Kakek, adalah sosok yang sangat aku sayangi di dunia ini. Ia selalu mengajarkan kepada kami, para anak dan cucunya untuk selalu sabar, tersenyum, dan rendah hati. Di lingkungan sekitar rumah kami, kakek adalah salah satu sosok yang cukup dikagumi karena kemurahan hatinya. Biasanya, setiap pagi almarhum selalu membersihkan selokan yang ada di depan rumah kami. Menyapu pelatarannya dan membuang sampah. Setiap kali ada orang yang lewat dihadapannya selalu disapanya sambil tersenyum. Ia begitu ramah pada siapapun, tak terkecuali anak kecil.

Ia begitu sayang pada cucu-cucunya, termasuk aku. Sebelum beliau meninggal, beliau pernah berkata padaku bahwa ingin membelikan aku motor. Namun aku menolaknya lantaran aku tak bisa mengendarai motor. Ketika sakit dan hanya bisa terbaring di tempat tidurpun, almarhum beliau selalu menanyakan aku. Itu juga kata nenek.

Kakek sudah seperti sosok ayah dalam kehidupanku. Ia berperan ganda sebagai kakek dan ayah bagiku sejak ayah kandungku berpisah dengan ibu dan meninggalkanku. Selama hampir seluruh usiaku kuhabiskan hidup bersama dengan nenek dan almarhum kakek. Maka itu, aku sangat merasa kehilangan akan kepergiannya. Namun kuyakin, inilah yang dinamakan takdir. Sudah tercatat dalam lauwh mahfudz-Nya bahwa usia, jodoh, dan kematian setiap orang sudah ditetapkan oleh-Nya, hanya tinggal menunggu waktu.

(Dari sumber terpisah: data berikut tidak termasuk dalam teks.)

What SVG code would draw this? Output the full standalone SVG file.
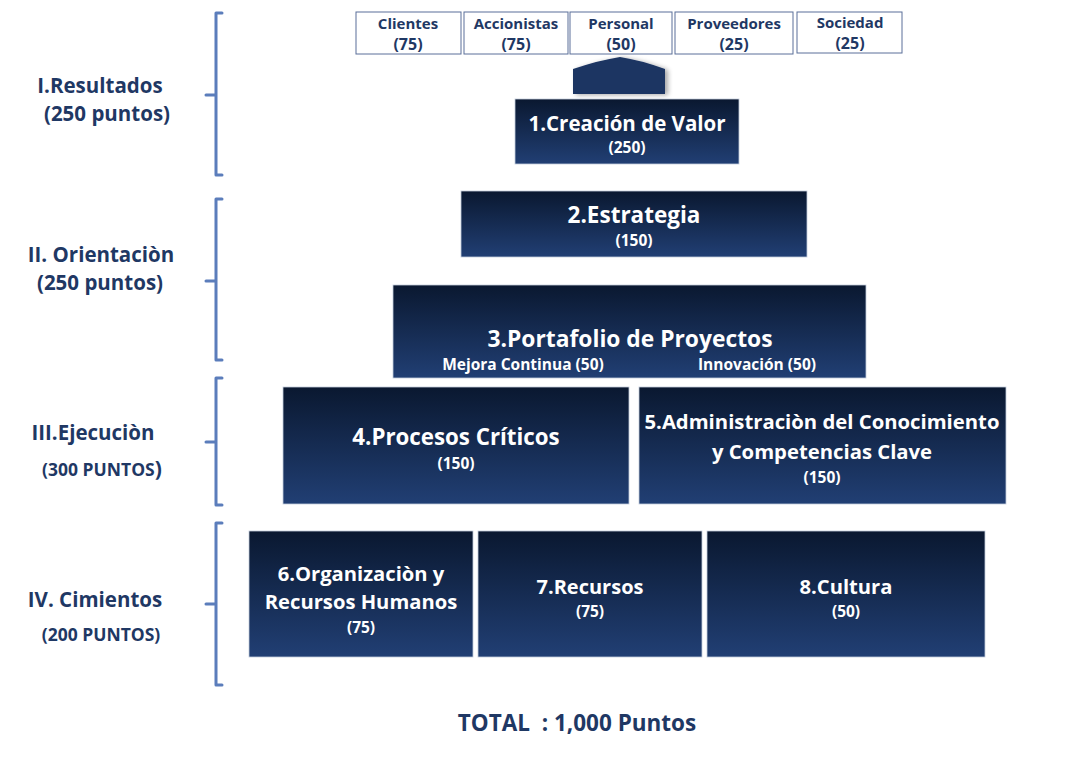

Dan kakek, memang sudah waktunya ia harus pulang ke pangkuan-Nya. Dan kami sekeluarga disini sudah ikhlas menerima takdir itu dan melepasnya pergi dari kehidupan kami.











Selamat jalan kakek !!
Doa kami akan selalu menyertaimu....


Cucumu,
Sarah...

2 komentar:

jayengbaya mengatakan...

Turut berduka sedalam dalamnya, semoga amal ibadah kakek di terima Allah SWT

Sarah mengatakan...

Amiin. Terima kasih banyak atas ucapannya.